Given material:
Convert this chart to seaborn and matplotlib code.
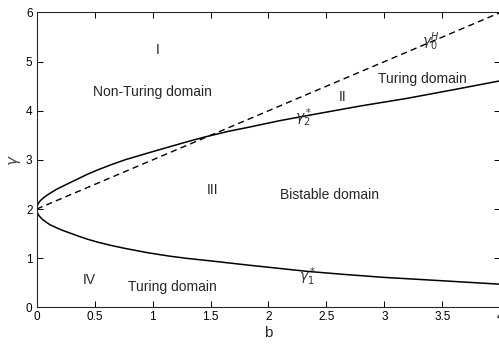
import matplotlib
matplotlib.use("Agg")
import matplotlib.pyplot as plt
import seaborn as sns
import numpy as np
import pandas as pd

# data
upper_b = [0.0, 0.002, 0.005, 0.01, 0.02, 0.03, 0.045, 0.06, 0.085, 0.115, 0.17, 0.23, 0.30, 0.37, 0.44, 0.52,
           0.64, 0.76, 0.86, 0.96, 1.15, 1.3, 1.44, 1.65, 1.84, 2.1, 2.4, 2.8, 3.19, 3.6, 4.0]
upper_g = [2.0, 2.043, 2.067, 2.095, 2.135, 2.165, 2.20, 2.23, 2.275, 2.32, 2.40, 2.47, 2.55, 2.63, 2.71, 2.79,
           2.90, 3.0, 3.07, 3.14, 3.27, 3.37, 3.46, 3.58, 3.67, 3.80, 3.93, 4.10, 4.25, 4.43, 4.61]
lower_b = [0.0, 0.002, 0.005, 0.01, 0.02, 0.03, 0.045, 0.06, 0.085, 0.115, 0.17, 0.23, 0.30, 0.37, 0.44, 0.52,
           0.64, 0.76, 0.86, 0.96, 1.15, 1.3, 1.5, 1.65, 1.84, 2.1, 2.34, 2.65, 2.99, 3.5, 4.0]
lower_g = [2.0, 1.957, 1.933, 1.905, 1.866, 1.837, 1.80, 1.772, 1.727, 1.68, 1.62, 1.56, 1.50, 1.44, 1.385, 1.33,
           1.26, 1.20, 1.155, 1.11, 1.04, 0.995, 0.945, 0.905, 0.855, 0.79, 0.73, 0.67, 0.61, 0.54, 0.47]
hopf_b = [0.0, 4.0]
hopf_g = [2.0, 6.0]
xticks = [0, 0.5, 1, 1.5, 2, 2.5, 3, 3.5, 4]
xtick_labels = ["0", "0.5", "1", "1.5", "2", "2.5", "3", "3.5", "4"]
yticks = [0, 1, 2, 3, 4, 5, 6]

sns.set_style("ticks")
plt.rcParams['font.family'] = ['Liberation Sans', 'DejaVu Sans']
plt.rcParams['mathtext.fontset'] = 'dejavusans'

fig = plt.figure(figsize=(4.99, 3.47), dpi=100)
ax = fig.add_axes([0.0735, 0.1144, 0.9291, 0.8496])

curve = pd.DataFrame({
    "b": list(lower_b[::-1]) + list(upper_b[1:]),
    "g": list(lower_g[::-1]) + list(upper_g[1:]),
})
sns.lineplot(data=curve, x="b", y="g", sort=False, estimator=None, color="black", lw=1.1, ax=ax)
ax.lines[-1].set_solid_joinstyle("round")
hopf = pd.DataFrame({"b": hopf_b, "g": hopf_g})
sns.lineplot(data=hopf, x="b", y="g", sort=False, estimator=None, color="black", lw=1.0, ax=ax)
ax.lines[-1].set_dashes([4.5, 3])

ax.set_xlim(0, 4)
ax.set_ylim(0, 6)
ax.set_xticks(xticks)
ax.set_xticklabels(xtick_labels)
ax.set_yticks(yticks)
ax.tick_params(direction="in", length=4, width=0.7, labelsize=8.5, top=True, right=True, colors="black", pad=3)
for s in ax.spines.values():
    s.set_visible(True)
    s.set_linewidth(0.8)
ax.set_xlabel("b", fontsize=11, labelpad=2)
ax.set_ylabel(r"$\gamma$", fontsize=11, labelpad=2, color="#444444")

fs = 10
ax.text(1.04, 5.23, "I", fontsize=fs, ha="center", va="center")
ax.text(1.0, 4.38, "Non-Turing domain", fontsize=fs, ha="center", va="center")
ax.text(2.64, 4.29, "II", fontsize=fs, ha="center", va="center")
ax.text(3.33, 4.64, "Turing domain", fontsize=fs, ha="center", va="center")
ax.text(1.52, 2.38, "III", fontsize=fs, ha="center", va="center")
ax.text(2.53, 2.28, "Bistable domain", fontsize=fs, ha="center", va="center")
ax.text(0.45, 0.56, "IV", fontsize=fs, ha="center", va="center")
ax.text(1.17, 0.41, "Turing domain", fontsize=fs, ha="center", va="center")
ax.text(2.30, 3.85, r"$\gamma^*_2$", fontsize=fs, ha="center", va="center", color="#333333")
ax.text(2.34, 0.62, r"$\gamma^*_1$", fontsize=fs, ha="center", va="center", color="#333333")
ax.text(3.40, 5.40, r"$\gamma^H_0$", fontsize=fs, ha="center", va="center", color="#333333")

fig.savefig("out.png", dpi=100)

Task description:
Reproduce the material above from its first line through the line containing "yticks = [0, 1, 2, 3, 4, 5, 6]", both ends included, and skip every picture.

Complete answer:
Convert this chart to seaborn and matplotlib code.
import matplotlib
matplotlib.use("Agg")
import matplotlib.pyplot as plt
import seaborn as sns
import numpy as np
import pandas as pd

# data
upper_b = [0.0, 0.002, 0.005, 0.01, 0.02, 0.03, 0.045, 0.06, 0.085, 0.115, 0.17, 0.23, 0.30, 0.37, 0.44, 0.52,
           0.64, 0.76, 0.86, 0.96, 1.15, 1.3, 1.44, 1.65, 1.84, 2.1, 2.4, 2.8, 3.19, 3.6, 4.0]
upper_g = [2.0, 2.043, 2.067, 2.095, 2.135, 2.165, 2.20, 2.23, 2.275, 2.32, 2.40, 2.47, 2.55, 2.63, 2.71, 2.79,
           2.90, 3.0, 3.07, 3.14, 3.27, 3.37, 3.46, 3.58, 3.67, 3.80, 3.93, 4.10, 4.25, 4.43, 4.61]
lower_b = [0.0, 0.002, 0.005, 0.01, 0.02, 0.03, 0.045, 0.06, 0.085, 0.115, 0.17, 0.23, 0.30, 0.37, 0.44, 0.52,
           0.64, 0.76, 0.86, 0.96, 1.15, 1.3, 1.5, 1.65, 1.84, 2.1, 2.34, 2.65, 2.99, 3.5, 4.0]
lower_g = [2.0, 1.957, 1.933, 1.905, 1.866, 1.837, 1.80, 1.772, 1.727, 1.68, 1.62, 1.56, 1.50, 1.44, 1.385, 1.33,
           1.26, 1.20, 1.155, 1.11, 1.04, 0.995, 0.945, 0.905, 0.855, 0.79, 0.73, 0.67, 0.61, 0.54, 0.47]
hopf_b = [0.0, 4.0]
hopf_g = [2.0, 6.0]
xticks = [0, 0.5, 1, 1.5, 2, 2.5, 3, 3.5, 4]
xtick_labels = ["0", "0.5", "1", "1.5", "2", "2.5", "3", "3.5", "4"]
yticks = [0, 1, 2, 3, 4, 5, 6]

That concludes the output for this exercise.